La "soavità" del Cimitero di CVetrano tra emozioni, ricordi affetti mai dimenticati. Quando ritornare a casa da' vita
del 2017-03-29
Sono trascorsi oramai tre anni da quando, per motivi meramente familiari, ho deciso di lasciare la mia bella Sicilia e la mia altrettanto bella Castelvetrano per trasferirmi a Civitavecchia. Vi ho lasciato il mio cuore e ogni volta che posso, vi faccio ritorno anche se solo per pochi giorni.
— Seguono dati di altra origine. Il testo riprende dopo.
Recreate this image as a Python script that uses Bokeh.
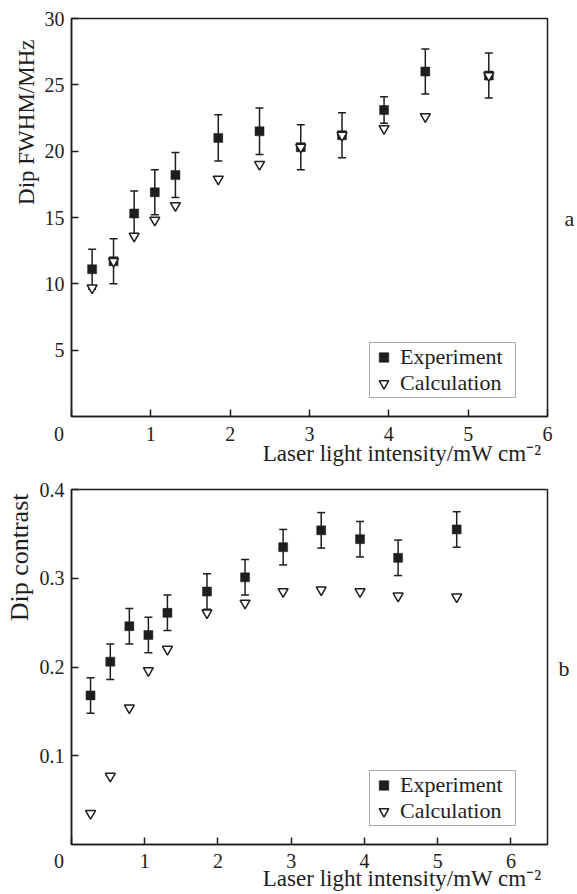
from bokeh.embed import file_html
from bokeh.layouts import column
from bokeh.models import (ColumnDataSource, FixedTicker, Legend, LegendItem,
                          LinearAxis, Range1d, TeeHead, Title, Whisker)
from bokeh.plotting import figure
from bokeh.resources import INLINE

# Laser light intensity, mW cm^-2 (shared by both panels)
intensity = [0.26, 0.53, 0.79, 1.05, 1.31, 1.85, 2.37, 2.89, 3.41, 3.94, 4.46, 5.26]

# (a) dip width (FWHM), MHz
fwhm_exp = [11.1, 11.7, 15.3, 16.9, 18.2, 21.0, 21.5, 20.3, 21.2, 23.1, 26.0, 25.7]
fwhm_err = [1.5, 1.7, 1.7, 1.7, 1.7, 1.75, 1.75, 1.7, 1.7, 1.0, 1.7, 1.7]
fwhm_calc = [9.7, 11.7, 13.6, 14.8, 15.9, 17.9, 19.0, 20.3, 21.2, 21.7, 22.6, 25.7]

# (b) dip contrast
contrast_exp = [0.168, 0.206, 0.246, 0.236, 0.261, 0.285, 0.301, 0.335, 0.354, 0.344, 0.323, 0.355]
contrast_err = [0.02, 0.02, 0.02, 0.02, 0.02, 0.02, 0.02, 0.02, 0.02, 0.02, 0.02, 0.02]
contrast_calc = [0.035, 0.077, 0.154, 0.196, 0.220, 0.261, 0.272, 0.285, 0.287, 0.285, 0.280, 0.279]

# tick positions
fwhm_x_ticks = [0, 1, 2, 3, 4, 5, 6]
fwhm_y_ticks = [5, 10, 15, 20, 25, 30]
contrast_x_ticks = [0, 1, 2, 3, 4, 5, 6]
contrast_y_ticks = [0.1, 0.2, 0.3, 0.4]

X_TITLE = "Laser light intensity/mW cm\u207b\u00b2"

FONT = "Liberation Serif"
INK = "#1e1e1e"
# the shared origin label sits left of the corner
ORIGIN_LABEL = "0" + "\u00a0" * 5


def make_panel(x_end, y_end, x_ticks, y_ticks, frame_h, border_top, border_bottom,
               x_standoff):
    p = figure(frame_width=476, frame_height=frame_h,
               min_border_left=70, min_border_right=31,
               min_border_top=border_top, min_border_bottom=border_bottom,
               x_range=Range1d(0, x_end), y_range=Range1d(0, y_end),
               output_backend="svg", toolbar_location=None, tools="")
    p.xgrid.visible = False
    p.ygrid.visible = False
    p.background_fill_color = "white"
    p.border_fill_color = "white"
    p.outline_line_color = INK
    p.outline_line_width = 1.5
    for ax in (p.xaxis[0], p.yaxis[0]):
        ax.axis_line_color = INK
        ax.axis_line_width = 1.5
        ax.major_tick_in = 7
        ax.major_tick_out = 0
        ax.major_tick_line_color = INK
        ax.major_tick_line_width = 1.5
        ax.minor_tick_line_color = None
        ax.major_label_text_font = FONT
        ax.major_label_text_font_size = "20px"
        ax.major_label_text_color = INK
    p.yaxis.major_label_standoff = 7
    p.xaxis.major_label_standoff = x_standoff
    p.xaxis.ticker = FixedTicker(ticks=x_ticks)
    p.xaxis.major_label_overrides = {0: ORIGIN_LABEL}
    p.yaxis.ticker = FixedTicker(ticks=y_ticks)
    return p


def add_titles(p, y_title, y_size, y_offset, x_standoff, letter, letter_at, letter_standoff):
    p.add_layout(Title(text=y_title, align="right", offset=y_offset, standoff=5,
                       text_font=FONT, text_font_size=y_size, text_font_style="normal",
                       text_color=INK), "left")
    p.add_layout(Title(text=X_TITLE, align="right", vertical_align="top", offset=6,
                       standoff=x_standoff,
                       text_font=FONT, text_font_size="23px", text_font_style="normal",
                       text_color=INK), "below")
    # panel letter on the right, carried by a bare axis with one labelled tick
    tag = LinearAxis(ticker=FixedTicker(ticks=[letter_at]),
                     major_label_overrides={letter_at: letter},
                     axis_line_color=None, major_tick_line_color=None,
                     minor_tick_line_color=None,
                     major_label_standoff=letter_standoff,
                     major_label_text_font=FONT, major_label_text_font_size="22px",
                     major_label_text_color=INK)
    p.add_layout(tag, "right")


def add_series(p, y_exp, y_err, y_calc):
    src = ColumnDataSource(dict(
        x=intensity,
        exp=y_exp,
        lo=[v - e for v, e in zip(y_exp, y_err)],
        hi=[v + e for v, e in zip(y_exp, y_err)],
        calc=y_calc,
    ))
    p.add_layout(Whisker(source=src, base="x", lower="lo", upper="hi", dimension="height",
                         line_color=INK, line_width=1.5,
                         lower_head=TeeHead(size=8, line_color=INK, line_width=1.5),
                         upper_head=TeeHead(size=8, line_color=INK, line_width=1.5)))
    r_exp = p.scatter("x", "exp", source=src, marker="square", size=9,
                      fill_color=INK, line_color=INK, line_width=0.5)
    r_calc = p.scatter("x", "calc", source=src, marker="inverted_triangle", size=10,
                       fill_color="white", line_color=INK, line_width=1.5)
    legend = Legend(items=[LegendItem(label="Experiment", renderers=[r_exp]),
                           LegendItem(label="Calculation", renderers=[r_calc])],
                    location=(298, 18), margin=0, padding=1, spacing=0,
                    glyph_width=25, glyph_height=24, label_height=24,
                    label_standoff=4, label_width=114,
                    label_text_font=FONT, label_text_font_size="22px",
                    label_text_color=INK,
                    border_line_color="#555555", border_line_width=1,
                    background_fill_color="white", background_fill_alpha=1)
    p.add_layout(legend)


# (a) FWHM panel: 18 + 398 + 55 = 471 px tall
pa = make_panel(6, 30, fwhm_x_ticks, fwhm_y_ticks, 398, 18, 55, 6)
add_series(pa, fwhm_exp, fwhm_err, fwhm_calc)
add_titles(pa, "Dip FWHM/MHz", "23px", 21, -14, "a", 14.9, 11)

# (b) contrast panel: 18 + 355 + 50 = 423 px tall
pb = make_panel(6.5, 0.4, contrast_x_ticks, contrast_y_ticks, 355, 18, 50, 5)
add_series(pb, contrast_exp, contrast_err, contrast_calc)
add_titles(pb, "Dip contrast", "26px", 4, -18, "b", 0.1985, 5)

layout = column(pa, pb, spacing=0)

with open("out.html", "w") as f:
    f.write(file_html(layout, INLINE))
Ne approfitto per andare a Selinunte, rivedere i bei Templi del Parco Archeologico, fare una passeggiata a Marinella attraversando entrambi i moli del piccolo porto marinaro. Un’altra visita la faccio a Triscina dove, peraltro, sono proprietario d’una casetta con vista su quel bel mare azzurro. Non essendo capace di descrivere sufficientemente le emozioni che provo, lascio al lettore nostrano immaginarle.
Dedico, poi, il mio tempo alla mia città: alle chiese, alla piazza principale con il suo gioiello del Teatro Selinus e, con un non velato orgoglio, col suo “Museo Contadino Francesco Simanella” del quale sono stato uno degli artefici. Passeggiando per la via Vittorio Emanuele incontro tanti amici affezionati con i quali condivido qualche minuto di serena e corroborante rimembranza. Faccio qualche visita, poi, ai parenti e alle persone alle quali ancora oggi, nonostante la lontananza e la consequenziale scarsa frequenza, rimango più legato.
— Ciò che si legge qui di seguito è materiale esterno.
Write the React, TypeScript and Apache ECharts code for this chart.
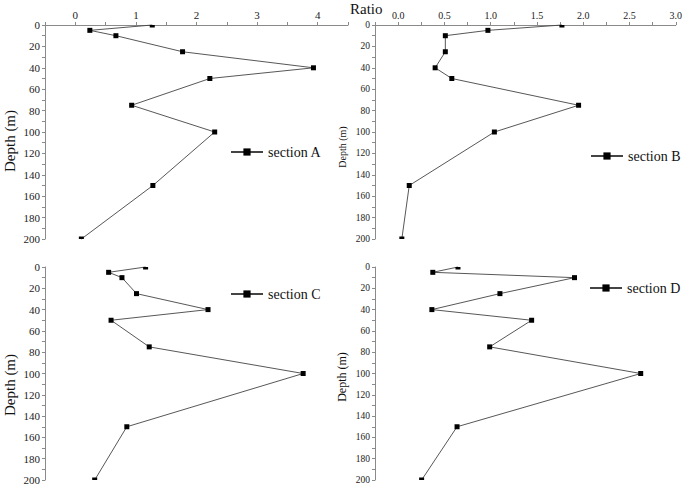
import React, { useEffect, useRef } from "react";
import * as echarts from "echarts";

const depths = [0, 5, 10, 25, 40, 50, 75, 100, 150, 200];
const ratioA = [1.27, 0.24, 0.67, 1.77, 3.93, 2.22, 0.93, 2.3, 1.28, 0.1];
const ratioB = [1.77, 0.97, 0.51, 0.51, 0.4, 0.58, 1.95, 1.04, 0.12, 0.04];
const ratioC = [1.16, 0.55, 0.77, 1.01, 2.19, 0.59, 1.22, 3.76, 0.85, 0.32];
const ratioD = [0.64, 0.37, 1.89, 1.09, 0.36, 1.43, 0.98, 2.6, 0.63, 0.25];
const seriesNames = ["section A", "section B", "section C", "section D"];

const FONT = "Liberation Serif";

function buildData(vals: number[]) {
  return vals.map((v, i) => {
    const d = depths[i];
    if (d === 0) return { value: [v, d], symbolSize: [5, 2.5], symbolOffset: [0, 1.25] };
    if (d === 200) return { value: [v, d], symbolSize: [5, 2.5], symbolOffset: [0, -1.25] };
    return { value: [v, d] };
  });
}

export default function App() {
  const ref = useRef<HTMLDivElement>(null);
  useEffect(() => {
    if (!ref.current) return;
    const chart = echarts.init(ref.current, undefined, { renderer: "svg" });
    const grids = [
      { left: 45, top: 25, width: 303, height: 214 },
      { left: 375, top: 25, width: 303, height: 214 },
      { left: 45, top: 267, width: 303, height: 213 },
      { left: 375, top: 267, width: 303, height: 213 },
    ];
    const axisLineColor = "#8a8a8a";
    const xAxes = grids.map((_, i) => {
      const wide = i % 2 === 0;
      return {
        type: "value",
        gridIndex: i,
        position: "top",
        show: i < 2,
        min: wide ? -0.5 : -0.25,
        max: wide ? 4.5 : 3.0,
        interval: wide ? 0.5 : 0.25,
        splitLine: { show: false },
        axisLine: { show: true, onZero: false, lineStyle: { color: axisLineColor, width: 1 } },
        axisTick: { show: true, length: 3, inside: false, lineStyle: { color: axisLineColor } },
        axisLabel: {
          fontFamily: FONT,
          fontSize: wide ? 11 : 10,
          color: "#222",
          margin: 5,
          formatter: (v: number) => {
            if (wide) return Number.isInteger(v) && v >= 0 ? String(v) : "";
            const k = Math.round(v * 4);
            return k >= 0 && k % 2 === 0 ? v.toFixed(1) : "";
          },
        },
      };
    });
    const yAxes = grids.map((_, i) => {
      const wide = i % 2 === 0;
      return {
        type: "value",
        gridIndex: i,
        inverse: true,
        min: 0,
        max: 200,
        interval: 10,
        splitLine: { show: false },
        axisLine: { show: true, onZero: false, lineStyle: { color: axisLineColor, width: 1 } },
        axisTick: { show: true, length: 3, lineStyle: { color: axisLineColor } },
        axisLabel: {
          fontFamily: FONT,
          fontSize: wide ? 11 : 9.5,
          color: "#222",
          margin: 5,
          formatter: (v: number) => (v % 20 === 0 ? String(v) : ""),
        },
      };
    });
    const allRatios = [ratioA, ratioB, ratioC, ratioD];
    const series = allRatios.map((vals, i) => ({
      name: seriesNames[i],
      type: "line",
      xAxisIndex: i,
      yAxisIndex: i,
      data: buildData(vals),
      symbol: "rect",
      symbolSize: 5,
      showSymbol: true,
      clip: false,
      lineStyle: { color: "#444", width: 0.9 },
      itemStyle: { color: "#000" },
    }));
    const legendPos = [
      { left: 230, top: 145 },
      { left: 590, top: 149 },
      { left: 230, top: 287 },
      { left: 589, top: 281 },
    ];
    const legends = seriesNames.map((n, i) => ({
      data: [n],
      left: legendPos[i].left,
      top: legendPos[i].top,
      itemWidth: 32,
      itemHeight: 9,
      padding: 0,
      textStyle: { fontFamily: FONT, fontSize: 14, color: "#111" },
      selectedMode: false,
    }));
    const depthLabel = (x: number, y: number, size: number) => ({
      type: "text",
      x,
      y,
      rotation: Math.PI / 2,
      style: {
        text: "Depth (m)",
        font: `${size}px "${FONT}"`,
        fill: "#111",
        textAlign: "center",
        textVerticalAlign: "middle",
      },
    });
    chart.setOption({
      animation: false,
      backgroundColor: "#fff",
      textStyle: { fontFamily: FONT },
      grid: grids,
      xAxis: xAxes,
      yAxis: yAxes,
      series,
      legend: legends,
      graphic: [
        {
          type: "text",
          x: 350,
          y: 9,
          style: {
            text: "Ratio",
            font: `15px "${FONT}"`,
            fill: "#111",
            textAlign: "left",
            textVerticalAlign: "middle",
          },
        },
        depthLabel(10, 141, 15),
        depthLabel(342, 147, 10),
        depthLabel(10, 385, 15),
        depthLabel(342, 377, 12),
      ],
    });
    return () => chart.dispose();
  }, []);
  return (
    <div
      ref={ref}
      style={{ position: "fixed", left: 0, top: 0, width: 685, height: 486, background: "#fff" }}
    />
  );
}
L’ho lasciato per ultimo ma, in effetti, la prima doverosa visita che vado a fare prima d’iniziare tutto il percorso affettivo ed emotivo già descritto, è a mio padre deceduto nell’anno 1981 e a mia madre scomparsa da pochi mesi. Riposano nel vecchio cimitero cittadino, proprio dietro la locale chiesetta. Dopo le preghiere e alcuni minuti interminabili di silenzio assoluto immerso nella pace che quel luogo, apparentemente ridente, emana, mi sposto in altre tombe dove altri parenti, amici e conoscenti riposano. Recito una preghiera anche per loro con un pensiero al commiato.
Passeggiando avverto come una sensazione di rilassatezza, d’abbandono, di fresca e leggiadra armonia che avvolgendomi fonde il mio animo triste con la realtà così trascendentale che quel luogo così singolare esprime. Tutti quei cipressi proiettati verso l’alto come trait d’union tra l’Ente Supremo e il Suo essere immagine sulla terra, mi regalano momenti di pura estasi mistica.
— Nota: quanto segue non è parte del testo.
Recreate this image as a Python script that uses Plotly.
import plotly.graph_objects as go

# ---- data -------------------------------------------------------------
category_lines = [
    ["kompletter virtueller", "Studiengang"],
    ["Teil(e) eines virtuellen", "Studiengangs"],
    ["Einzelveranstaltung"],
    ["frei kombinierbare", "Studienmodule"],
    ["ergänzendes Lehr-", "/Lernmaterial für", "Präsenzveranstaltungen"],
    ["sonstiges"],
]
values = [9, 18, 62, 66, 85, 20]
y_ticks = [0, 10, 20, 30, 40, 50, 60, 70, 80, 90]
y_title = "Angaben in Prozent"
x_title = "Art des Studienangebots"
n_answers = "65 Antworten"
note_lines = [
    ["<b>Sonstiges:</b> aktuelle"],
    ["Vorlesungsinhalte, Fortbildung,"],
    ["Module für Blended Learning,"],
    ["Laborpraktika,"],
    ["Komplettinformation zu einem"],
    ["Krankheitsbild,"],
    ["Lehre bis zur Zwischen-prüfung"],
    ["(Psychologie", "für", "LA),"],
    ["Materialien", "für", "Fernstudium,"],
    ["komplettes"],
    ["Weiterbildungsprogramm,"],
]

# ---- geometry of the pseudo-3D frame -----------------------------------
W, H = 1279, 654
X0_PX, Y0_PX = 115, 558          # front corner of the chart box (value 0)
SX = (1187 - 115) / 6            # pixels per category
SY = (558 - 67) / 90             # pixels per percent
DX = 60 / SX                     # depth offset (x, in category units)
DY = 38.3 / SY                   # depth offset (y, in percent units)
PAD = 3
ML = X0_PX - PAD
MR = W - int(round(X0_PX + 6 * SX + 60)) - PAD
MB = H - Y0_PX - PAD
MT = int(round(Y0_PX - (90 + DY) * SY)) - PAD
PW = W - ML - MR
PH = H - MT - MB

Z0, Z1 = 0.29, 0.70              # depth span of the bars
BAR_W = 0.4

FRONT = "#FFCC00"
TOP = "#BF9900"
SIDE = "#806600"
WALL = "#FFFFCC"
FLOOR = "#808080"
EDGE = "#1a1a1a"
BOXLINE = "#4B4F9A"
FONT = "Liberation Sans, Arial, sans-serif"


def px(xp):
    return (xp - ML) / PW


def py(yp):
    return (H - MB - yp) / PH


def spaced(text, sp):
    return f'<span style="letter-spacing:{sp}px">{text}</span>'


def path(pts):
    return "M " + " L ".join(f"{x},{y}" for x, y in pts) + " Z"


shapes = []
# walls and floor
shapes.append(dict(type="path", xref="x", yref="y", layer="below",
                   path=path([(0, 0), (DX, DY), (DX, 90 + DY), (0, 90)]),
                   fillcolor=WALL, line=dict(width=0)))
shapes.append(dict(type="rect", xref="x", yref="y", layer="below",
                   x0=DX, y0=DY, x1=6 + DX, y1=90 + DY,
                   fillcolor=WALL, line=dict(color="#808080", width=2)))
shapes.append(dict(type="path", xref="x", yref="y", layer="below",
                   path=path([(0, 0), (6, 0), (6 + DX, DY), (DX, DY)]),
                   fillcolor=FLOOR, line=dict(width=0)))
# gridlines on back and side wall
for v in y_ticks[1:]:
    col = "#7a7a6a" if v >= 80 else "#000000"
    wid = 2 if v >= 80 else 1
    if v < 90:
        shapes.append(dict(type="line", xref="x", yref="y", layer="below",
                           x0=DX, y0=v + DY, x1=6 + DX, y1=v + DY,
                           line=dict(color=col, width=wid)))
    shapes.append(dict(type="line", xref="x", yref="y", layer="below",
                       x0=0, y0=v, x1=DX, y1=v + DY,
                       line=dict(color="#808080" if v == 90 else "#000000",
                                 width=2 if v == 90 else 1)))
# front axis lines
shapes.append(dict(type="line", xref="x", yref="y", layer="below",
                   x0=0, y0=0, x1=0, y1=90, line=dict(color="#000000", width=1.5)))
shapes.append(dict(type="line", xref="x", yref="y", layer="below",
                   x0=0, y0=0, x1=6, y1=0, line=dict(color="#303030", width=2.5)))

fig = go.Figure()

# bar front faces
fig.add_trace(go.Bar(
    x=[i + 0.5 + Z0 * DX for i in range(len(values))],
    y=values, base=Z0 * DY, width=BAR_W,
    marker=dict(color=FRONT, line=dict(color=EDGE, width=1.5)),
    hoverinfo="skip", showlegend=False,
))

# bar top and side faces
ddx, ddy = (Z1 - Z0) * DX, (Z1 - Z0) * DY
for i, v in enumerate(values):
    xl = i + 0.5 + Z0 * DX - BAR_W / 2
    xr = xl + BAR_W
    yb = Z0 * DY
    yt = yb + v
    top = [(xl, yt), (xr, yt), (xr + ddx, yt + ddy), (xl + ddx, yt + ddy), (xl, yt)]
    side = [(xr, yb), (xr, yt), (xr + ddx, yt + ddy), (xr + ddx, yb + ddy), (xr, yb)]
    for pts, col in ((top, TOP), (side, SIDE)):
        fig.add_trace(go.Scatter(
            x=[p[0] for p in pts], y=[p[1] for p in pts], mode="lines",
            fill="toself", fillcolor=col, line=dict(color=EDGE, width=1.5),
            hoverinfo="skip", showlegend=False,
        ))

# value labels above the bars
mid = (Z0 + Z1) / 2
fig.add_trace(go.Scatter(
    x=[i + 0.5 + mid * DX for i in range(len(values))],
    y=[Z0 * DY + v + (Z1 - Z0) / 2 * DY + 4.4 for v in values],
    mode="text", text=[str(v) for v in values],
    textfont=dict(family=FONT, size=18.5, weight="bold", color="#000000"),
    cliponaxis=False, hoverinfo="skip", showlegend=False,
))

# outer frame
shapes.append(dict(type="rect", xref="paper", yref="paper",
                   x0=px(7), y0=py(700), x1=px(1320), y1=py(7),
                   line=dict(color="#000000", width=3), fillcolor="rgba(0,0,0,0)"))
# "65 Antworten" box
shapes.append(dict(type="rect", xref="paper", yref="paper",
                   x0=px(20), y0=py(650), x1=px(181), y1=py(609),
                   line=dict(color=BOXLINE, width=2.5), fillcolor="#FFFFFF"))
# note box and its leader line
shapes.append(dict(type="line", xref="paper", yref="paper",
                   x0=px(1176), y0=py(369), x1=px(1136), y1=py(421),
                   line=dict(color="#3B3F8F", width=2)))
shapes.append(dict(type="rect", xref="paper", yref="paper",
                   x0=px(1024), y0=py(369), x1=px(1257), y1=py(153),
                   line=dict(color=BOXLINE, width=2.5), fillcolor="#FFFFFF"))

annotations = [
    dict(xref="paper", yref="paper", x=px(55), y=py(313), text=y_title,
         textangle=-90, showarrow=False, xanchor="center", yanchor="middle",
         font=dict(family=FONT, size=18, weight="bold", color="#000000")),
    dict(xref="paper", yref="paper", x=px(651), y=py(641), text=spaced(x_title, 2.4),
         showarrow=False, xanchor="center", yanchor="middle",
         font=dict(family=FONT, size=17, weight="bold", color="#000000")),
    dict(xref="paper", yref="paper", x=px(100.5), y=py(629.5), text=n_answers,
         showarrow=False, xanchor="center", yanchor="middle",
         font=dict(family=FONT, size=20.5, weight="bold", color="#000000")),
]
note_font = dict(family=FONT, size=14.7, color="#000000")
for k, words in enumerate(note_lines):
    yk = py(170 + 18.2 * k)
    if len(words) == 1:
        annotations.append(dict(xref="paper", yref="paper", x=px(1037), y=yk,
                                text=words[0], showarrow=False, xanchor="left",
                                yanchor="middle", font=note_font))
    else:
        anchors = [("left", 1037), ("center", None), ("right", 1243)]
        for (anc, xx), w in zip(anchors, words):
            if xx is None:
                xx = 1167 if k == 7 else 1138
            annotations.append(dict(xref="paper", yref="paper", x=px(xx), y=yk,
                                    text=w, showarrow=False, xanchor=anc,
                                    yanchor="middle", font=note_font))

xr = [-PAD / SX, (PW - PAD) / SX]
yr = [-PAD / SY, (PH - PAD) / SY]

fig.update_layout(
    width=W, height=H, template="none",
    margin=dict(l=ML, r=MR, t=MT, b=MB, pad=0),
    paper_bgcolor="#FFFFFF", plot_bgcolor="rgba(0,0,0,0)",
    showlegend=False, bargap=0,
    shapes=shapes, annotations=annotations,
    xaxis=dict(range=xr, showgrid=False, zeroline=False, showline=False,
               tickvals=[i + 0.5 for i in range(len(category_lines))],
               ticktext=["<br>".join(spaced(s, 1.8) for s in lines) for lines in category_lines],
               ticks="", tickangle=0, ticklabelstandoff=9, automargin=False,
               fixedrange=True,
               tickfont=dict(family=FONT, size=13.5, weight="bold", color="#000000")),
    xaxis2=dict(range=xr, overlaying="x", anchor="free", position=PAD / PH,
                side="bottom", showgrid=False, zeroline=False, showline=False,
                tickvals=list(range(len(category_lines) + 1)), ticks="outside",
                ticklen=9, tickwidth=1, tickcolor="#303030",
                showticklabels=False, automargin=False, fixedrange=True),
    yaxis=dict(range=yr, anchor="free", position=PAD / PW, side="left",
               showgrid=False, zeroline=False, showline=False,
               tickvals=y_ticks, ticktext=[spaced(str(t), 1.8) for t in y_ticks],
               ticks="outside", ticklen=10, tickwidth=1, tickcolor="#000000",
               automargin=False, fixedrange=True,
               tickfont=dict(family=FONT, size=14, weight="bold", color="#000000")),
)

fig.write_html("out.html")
Le stradine che dividono i vari loculi, libere da autoveicoli, mi permettono di poterle attraversare senza impedimenti che possano turbare il mio leggiadro andare. I monumenti che sovrastano le lapidi del sepolcro con le loro variegate e fantasiose iscrizioni funebri in ricordo o in elogio d’un defunto, gli epitaffi, a volte mi fanno sorridere altre m'intristiscono.
Gli sfarzosi e a volte imponenti sepolcri in muratura, antichi o moderni che siano, mi provocano una certa ansia poiché vogliono esprimere, a mio parere erroneamente, che anche nell’al di là ci deve essere una differenziazione fra chi in vita è stato povero e chi no (“’A livella” di Totò docet).
Trascorrere un’oretta in un luogo così diverso dal quotidiano, m’infonde un senso d’estraneità assoluta dai problemi del sociale e del vivere comune tale da potere affermare, con estrema ratio, che non c’è luogo più bello da visitare d’un cimitero.